Firstly, do your employees have issues with their equipment? While ultimately it is up to you to decide how to proceed, asking your employees what they think about their equipment and if there is a need to replace ineffective items that are still in use is probably the most direct way of uncovering equipment based issues. If there is a problem with a specific piece of equipment, asking your employees can quickly help you identify and fix or replace the malfunctioning part.

In a group of supposedly identical equipment users, is one employee having issues keeping up with other ones? If you are supposedly outfitting your employees with identical tools, but you notice either a single employee or a group begin to experience issues delivering or meeting their quotas, it may in fact be because their equipment is performing under par. All others things being equal, the issue must be coming either from your employee or from the equipment. Make sure that the equipment you have provided them with is functioning as it should be before assuming that the issue lies with the employee, and when in doubt, ask them if they have been experiencing issues.

Have you been stretching outdated or damaged tools in order to avoid replacing them? Business owners should realize that when they provide their employees with tools that are past their prime, they are not necessarily saving themselves money in the long run, especially if these tools are preventing their employees from doing their jobs effectively. A bad reputation can quickly spring from using poor quality tools, and it can decrease morale and lead to higher turnover if employees feel that they are not being provided with what they need to do their jobs.

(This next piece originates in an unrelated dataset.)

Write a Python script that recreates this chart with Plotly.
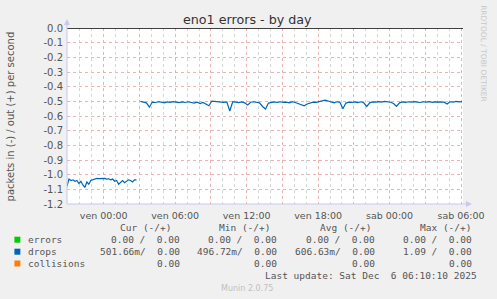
import plotly.graph_objects as go
import pandas as pd

# ---- data ----
seg1_start = "2025-12-04 20:55"
seg1_step_min = 10
drops_seg1 = [
    -1.080, -1.030, -1.040, -1.035, -1.045, -1.040, -1.060, -1.045, -1.070, -1.087,
    -1.050, -1.065, -1.040, -1.035, -1.028, -1.025, -1.027, -1.025, -1.026, -1.025,
    -1.030, -1.028, -1.035, -1.030, -1.045, -1.040, -1.065, -1.050, -1.040, -1.055,
    -1.045, -1.035, -1.040, -1.050, -1.035, -1.035,
]

seg2_start = "2025-12-05 03:05"
seg2_step_min = 15
drops_seg2 = [
    -0.500, -0.505, -0.510, -0.540,
    -0.505, -0.508, -0.503, -0.506,
    -0.510, -0.504, -0.507, -0.502,
    -0.506, -0.509, -0.504, -0.508,
    -0.503, -0.507, -0.512, -0.505,
    -0.515, -0.508, -0.520, -0.530,
    -0.498, -0.500, -0.505, -0.502,
    -0.507, -0.504, -0.566, -0.503,
    -0.506, -0.509, -0.504, -0.510,
    -0.525, -0.506, -0.503, -0.508,
    -0.510, -0.535, -0.552, -0.512,
    -0.506, -0.504, -0.508, -0.503,
    -0.507, -0.505, -0.510, -0.502,
    -0.508, -0.515, -0.522, -0.530,
    -0.518, -0.510, -0.505, -0.507,
    -0.503, -0.500, -0.492, -0.498,
    -0.505, -0.510, -0.503, -0.507,
    -0.550, -0.512, -0.505, -0.508,
    -0.504, -0.509, -0.503, -0.510,
    -0.535, -0.510, -0.504, -0.506,
    -0.502, -0.505, -0.500, -0.503,
    -0.506, -0.515, -0.535, -0.510,
    -0.504, -0.507, -0.503, -0.506,
    -0.502, -0.505, -0.508, -0.503,
    -0.506, -0.502, -0.507, -0.504,
    -0.505, -0.510, -0.506, -0.518,
    -0.503, -0.506, -0.500, -0.504,
    -0.502,
]

x_start = "2025-12-04 20:55"
x_end = "2025-12-06 06:10"

x_tick_times = ["2025-12-05 00:00", "2025-12-05 03:00", "2025-12-05 06:00", "2025-12-05 09:00",
                "2025-12-05 12:00", "2025-12-05 15:00", "2025-12-05 18:00", "2025-12-05 21:00",
                "2025-12-06 00:00", "2025-12-06 03:00", "2025-12-06 06:00"]
x_tick_labels = ["ven 00:00", "", "ven 06:00", "", "ven 12:00", "", "ven 18:00", "",
                 "sab 00:00", "", "sab 06:00"]

y_ticks = [0.0, -0.1, -0.2, -0.3, -0.4, -0.5, -0.6, -0.7, -0.8, -0.9, -1.0, -1.1, -1.2]
y_tick_labels = ["%.1f" % v if v != 0 else "0.0" for v in y_ticks]

title = "eno1 errors - by day"
y_title = "packets in (-) / out (+) per second"

legend_names = ["errors", "drops", "collisions"]
legend_colors = ["#00CC00", "#0066B3", "#FF8000"]
legend_cur = ["0.00 /  0.00", "501.66m/  0.00", "0.00"]
legend_min = ["0.00 /  0.00", "496.72m/  0.00", "0.00"]
legend_avg = ["0.00 /  0.00", "606.63m/  0.00", "0.00"]
legend_max = ["0.00 /  0.00", "1.09 /  0.00", "0.00"]
legend_headers = ["Cur (-/+)", "Min (-/+)", "Avg (-/+)", "Max (-/+)"]
last_update = "Last update: Sat Dec  6 06:10:10 2025"
footer = "Munin 2.0.75"
side_text = "RRDTOOL / TOBI OETIKER"

# ---- figure ----
W, H = 497, 299
L, R, T, B = 67, 31, 28, 95

t1 = pd.date_range(seg1_start, periods=len(drops_seg1), freq=f"{seg1_step_min}min")
t2 = pd.date_range(seg2_start, periods=len(drops_seg2), freq=f"{seg2_step_min}min")

fig = go.Figure()
fig.add_trace(go.Scatter(x=list(t1), y=drops_seg1, mode="lines",
                         line=dict(color="#0066B3", width=1.2), showlegend=False,
                         hoverinfo="skip"))
fig.add_trace(go.Scatter(x=list(t2), y=drops_seg2, mode="lines",
                         line=dict(color="#0066B3", width=1.2), showlegend=False,
                         hoverinfo="skip"))
# zero line (out values)
fig.add_trace(go.Scatter(x=[x_start, x_end], y=[0, 0], mode="lines",
                         line=dict(color="#000000", width=1.5), showlegend=False,
                         hoverinfo="skip", cliponaxis=False))

grid_major = "#E8B4B4"
grid_minor = "#D6D6D6"
tickfont = dict(family="DejaVu Sans", size=9.5, color="#555555")

fig.update_xaxes(
    type="date", range=[x_start, x_end],
    tickmode="array", tickvals=x_tick_times, ticktext=x_tick_labels,
    showgrid=True, gridcolor=grid_major, griddash="dot", gridwidth=1,
    minor=dict(dtick=3600000, tick0="2025-12-05 00:00", showgrid=True,
               gridcolor=grid_minor, griddash="dot", gridwidth=1),
    showline=False, zeroline=False, ticks="", tickfont=tickfont,
    ticklabelstandoff=4,
)
fig.update_yaxes(
    range=[-1.2, 0.0], tickmode="array", tickvals=y_ticks, ticktext=y_tick_labels,
    showgrid=True, gridcolor=grid_major, griddash="dot", gridwidth=1,
    showline=False, zeroline=False, ticks="", tickfont=dict(family="DejaVu Sans", size=10, color="#555555"),
    ticklabelstandoff=3,
)

def px_x(px):
    return (px - L) / (W - L - R)

def px_y(py):
    return 1 - (py - T) / (H - T - B)

axis_col = "#C8C8F0"
shapes = [
    # left axis
    dict(type="line", xref="paper", yref="paper", x0=0, x1=0, y0=0, y1=px_y(24),
         line=dict(color=axis_col, width=1)),
    # bottom axis
    dict(type="line", xref="paper", yref="paper", x0=0, x1=px_x(470), y0=0, y1=0,
         line=dict(color=axis_col, width=1)),
    # arrows
    dict(type="path", xref="paper", yref="paper",
         path=f"M {px_x(64)} {px_y(25)} L {px_x(70)} {px_y(25)} L {px_x(67)} {px_y(19)} Z",
         fillcolor=axis_col, line=dict(width=0)),
    dict(type="path", xref="paper", yref="paper",
         path=f"M {px_x(469)} {px_y(201)} L {px_x(469)} {px_y(207)} L {px_x(475)} {px_y(204)} Z",
         fillcolor=axis_col, line=dict(width=0)),
]

ann = []
ann.append(dict(text=title, x=px_x(248.5), y=px_y(19), xref="paper", yref="paper",
                xanchor="center", yanchor="middle", showarrow=False,
                font=dict(family="DejaVu Sans", size=12.7, color="#333333")))
ann.append(dict(text=y_title, x=px_x(10), y=px_y(116), xref="paper", yref="paper",
                xanchor="center", yanchor="middle", showarrow=False, textangle=-90,
                font=dict(family="DejaVu Sans", size=10, color="#555555")))
ann.append(dict(text=side_text, x=px_x(487), y=px_y(54), xref="paper", yref="paper",
                xanchor="center", yanchor="middle", showarrow=False, textangle=90,
                font=dict(family="DejaVu Sans", size=7.5, color="#C8C8C8")))

mono = dict(family="DejaVu Sans Mono", size=9.5, color="#555555")
header_right = [174, 274, 375, 476]
for h, xr in zip(legend_headers, header_right):
    ann.append(dict(text=h, x=px_x(xr), y=px_y(227.5), xref="paper", yref="paper",
                    xanchor="right", yanchor="middle", showarrow=False, font=mono))
row_y = [239.7, 251.7, 263.5]
col_right = [183, 281, 379, 477]
for i, name in enumerate(legend_names):
    y = px_y(row_y[i])
    shapes.append(dict(type="rect", xref="paper", yref="paper",
                       x0=px_x(14), x1=px_x(20), y0=px_y(row_y[i] - 3), y1=px_y(row_y[i] + 3),
                       fillcolor=legend_colors[i], line=dict(width=0)))
    ann.append(dict(text=name, x=px_x(26), y=y, xref="paper", yref="paper",
                    xanchor="left", yanchor="middle", showarrow=False, font=mono))
    for vals, xr in zip([legend_cur, legend_min, legend_avg, legend_max], col_right):
        ann.append(dict(text=vals[i].replace(" ", "&nbsp;"), x=px_x(xr), y=y, xref="paper", yref="paper",
                        xanchor="right", yanchor="middle", showarrow=False, font=mono))
ann.append(dict(text=last_update.replace(" ", "&nbsp;"), x=px_x(482.5), y=px_y(275.7), xref="paper", yref="paper",
                xanchor="right", yanchor="middle", showarrow=False, font=mono))
ann.append(dict(text=footer, x=px_x(248.5), y=px_y(288.5), xref="paper", yref="paper",
                xanchor="center", yanchor="middle", showarrow=False,
                font=dict(family="DejaVu Sans", size=8, color="#C0C0C0")))

fig.update_layout(
    width=W, height=H, margin=dict(l=L, r=R, t=T, b=B, pad=0),
    paper_bgcolor="#F0F0F0", plot_bgcolor="#FFFFFF",
    shapes=shapes, annotations=ann, showlegend=False,
)

fig.write_html("out.html", config=dict(displayModeBar=False))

If your employees use their own tools, consider setting a standard to ensure they are effective. This could be in the form of a standardized bring your own device policy, or if the tools your employees use are not technology based, requiring the usage of a certain brand or model of tool that you trust the effectiveness of. What your employees bring to work can also effect your liability, so make sure that you understand the laws in your state and the standard for safety that needs to be upheld.